What was great about Frank was that although he didn’t make the sale and even made the sale for his competitor the customer experience he provided was so outstanding that it’s his store I have been recommending to my friends and writing about right now.
He turned me to an advocate for his business by serving and prioritizing my needs above his sales.
This is not suggesting that you start sending your customers to your competitors, but treat every customer like they are your only customer.
- Pay Attention To Details:
Very often, it is the smallest things that make the difference between a good customer experience and an outstanding one.
Many entrepreneurs are great at thinking about the big picture but have a very low tolerance when it comes to the details. This is why to set yourself apart, you require both strategic thinking and attention to detail. Pay attention to emotional and psychological etc. Ask yourself: How is this customer different? What are their unspoken needs that I can solve for, right now?
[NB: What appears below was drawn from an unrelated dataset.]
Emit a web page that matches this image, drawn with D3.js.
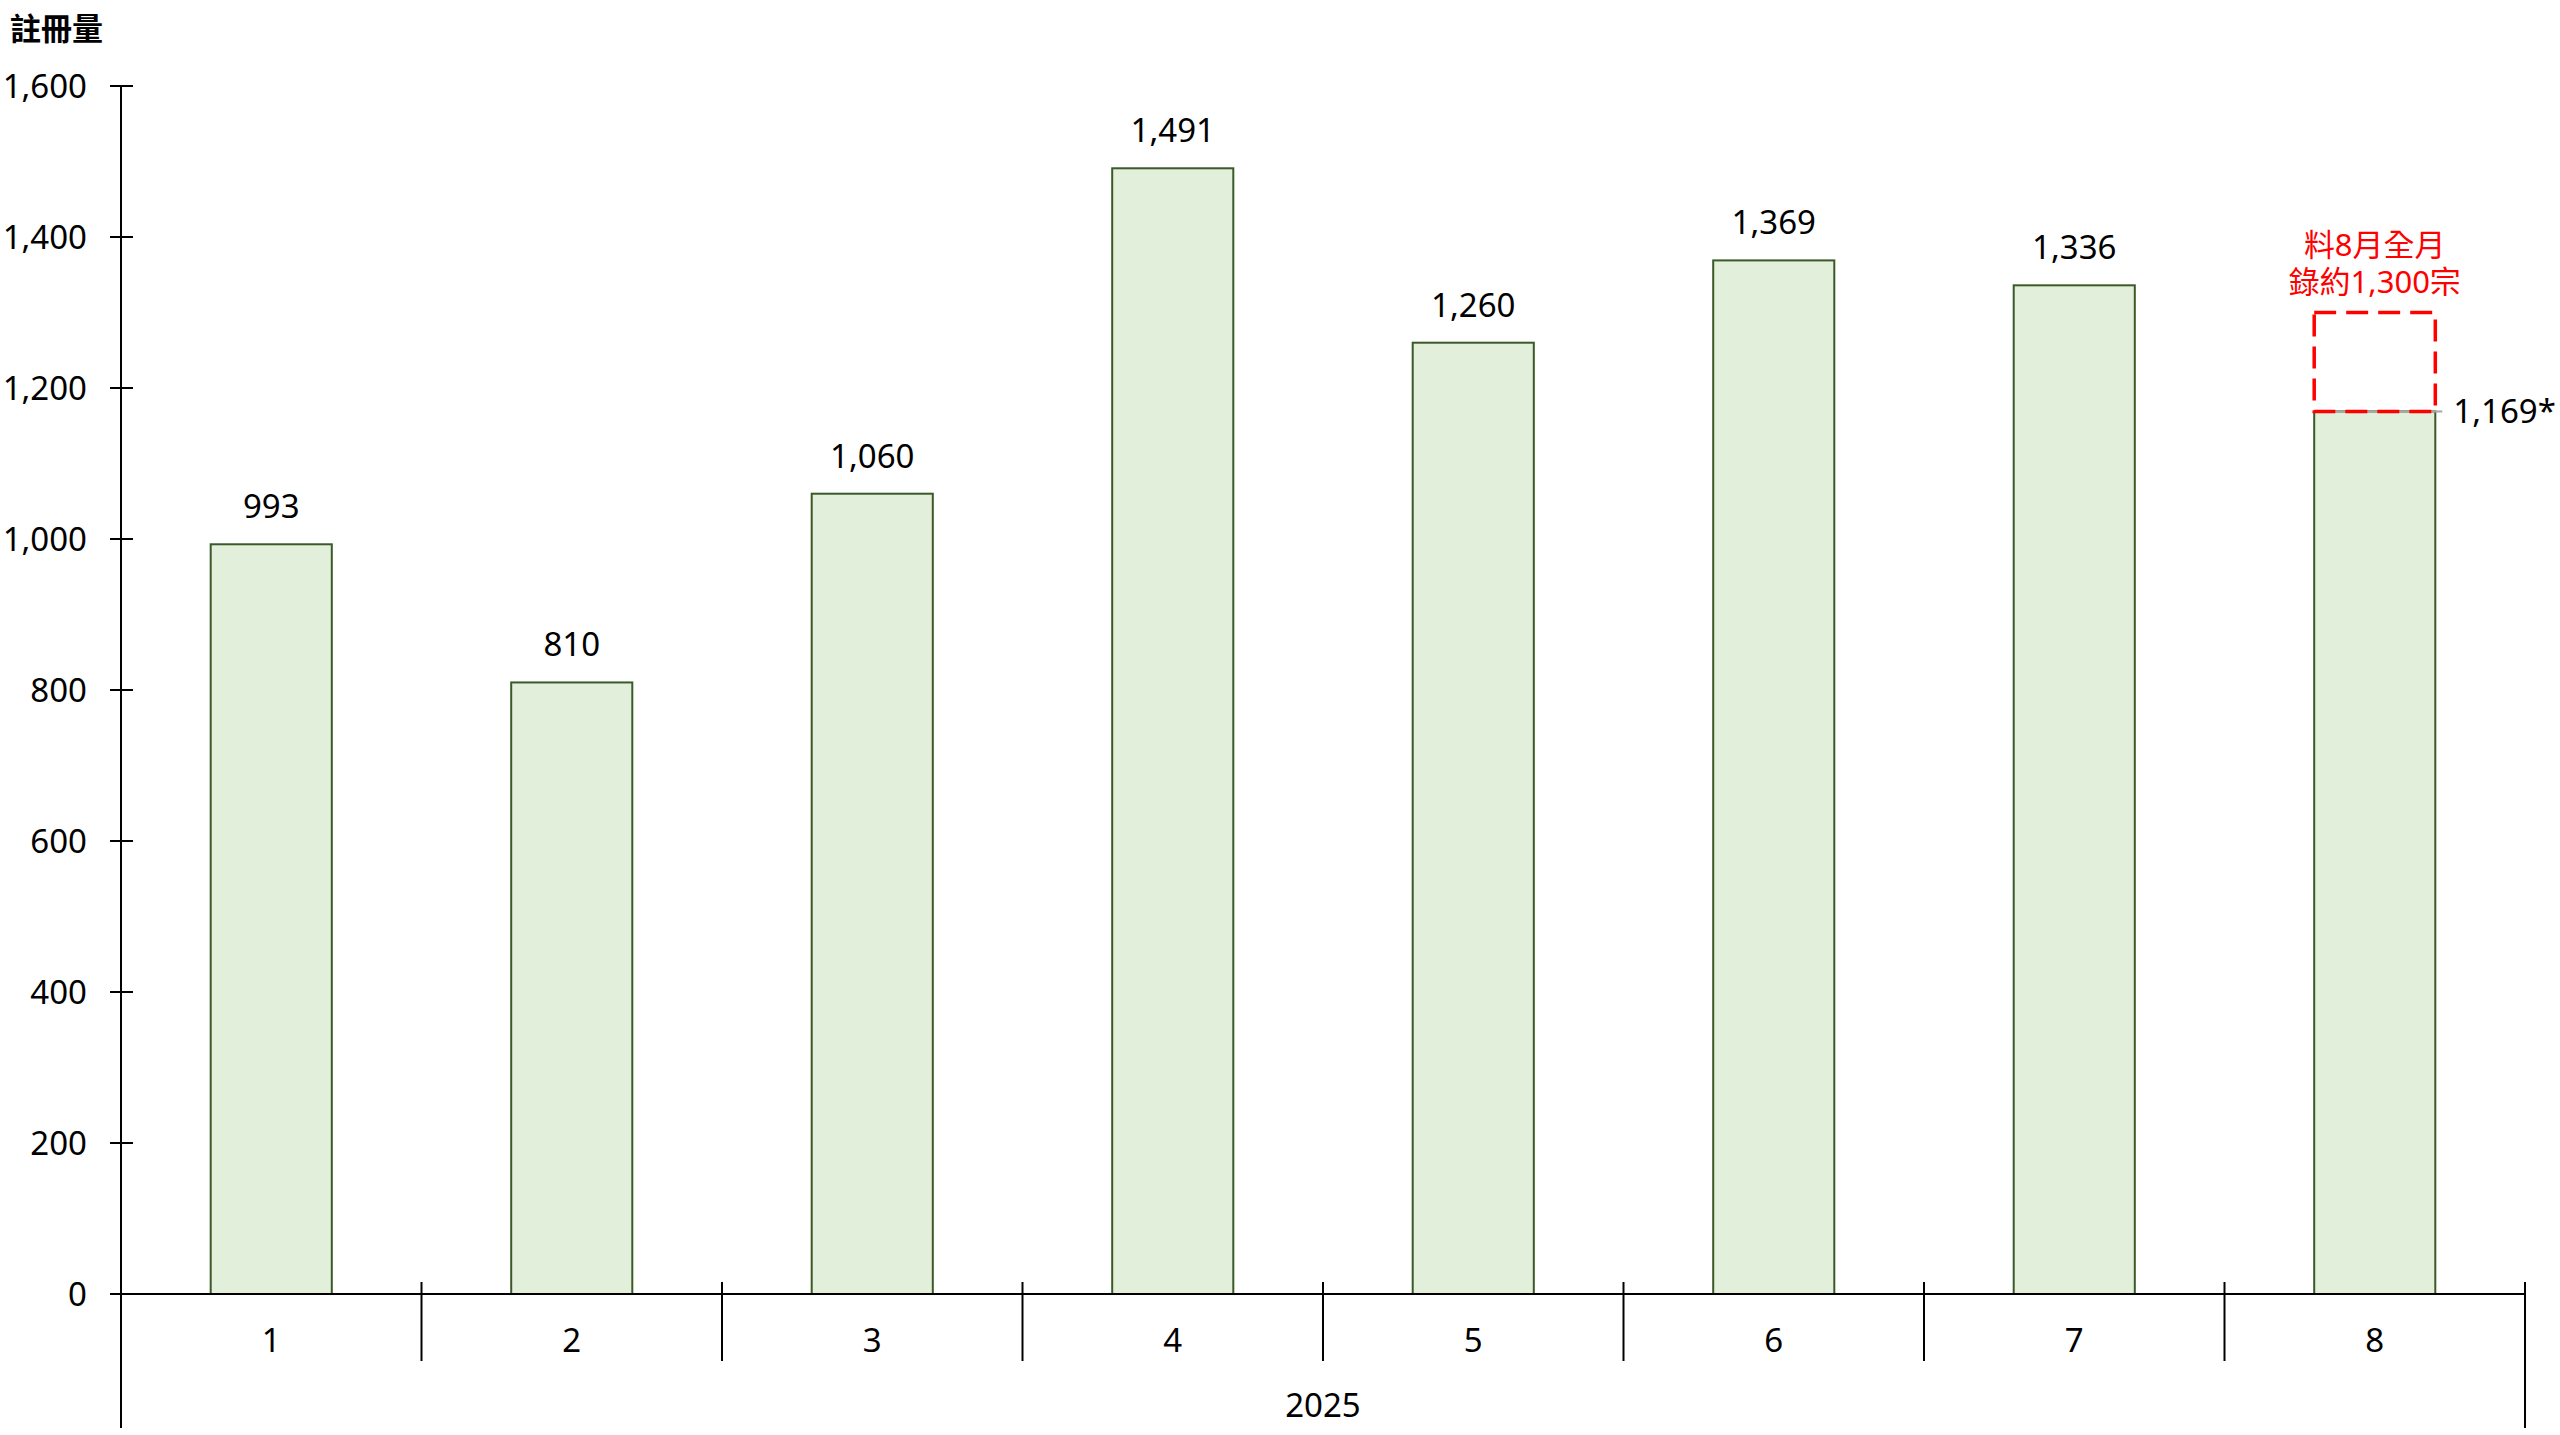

It doesn’t have to be big gimmicks or overblown gestures to create meaningful or impressive experiences
It can be as simple as saying thank you in a personal way.
- Own the relationship.
Owning the relationship is about taking individual responsibility for making sure that each customer has an enjoyable and memorable experience from start to finish, rather than thinking “That’s not my job”.
One of my favorite Zappos stories (the online shoes/clothing retailer) is the one about their customer, who was on a vacation and had forgotten to bring along her favorite shoes which she’d bought from Zappos.
She looked online but the shoe was no longer available.
So she called the Zappos helpdesk to find out where she might be able to buy the shoes. Zappos no longer had them in stock but they located the shoes at a store in the town where the customer was visiting.
They could have advised the customer to go there but instead, they purchased the shoes on the customer’s behalf and had them hand-delivered to the hotel where she was staying. All free of charge.
This incredible gesture was totally unexpected and would have cost Zappos several times more than the profit on the original sale.
But the customer’s loyalty and the subsequent publicity that they bought for that investment was priceless.
Owning the relationship is about anticipating, managing, and exceeding the customer’s expectation without dropping the ball.
- Don’t wait to be asked
A lot of these great customer experience examples showcase fantastic responses that exceed the customer’s expectations.
The way to show how you go the extra mile is when you’re able to anticipate and meet the customer’s needs without being asked.
The key to creating this kind of customer experience is in being able to listen and observe for clues and cues that the customers give which provide you with opportunities to shine.
Finally, just as important as a warm welcome is, so is a warm goodbye and an invitation to return.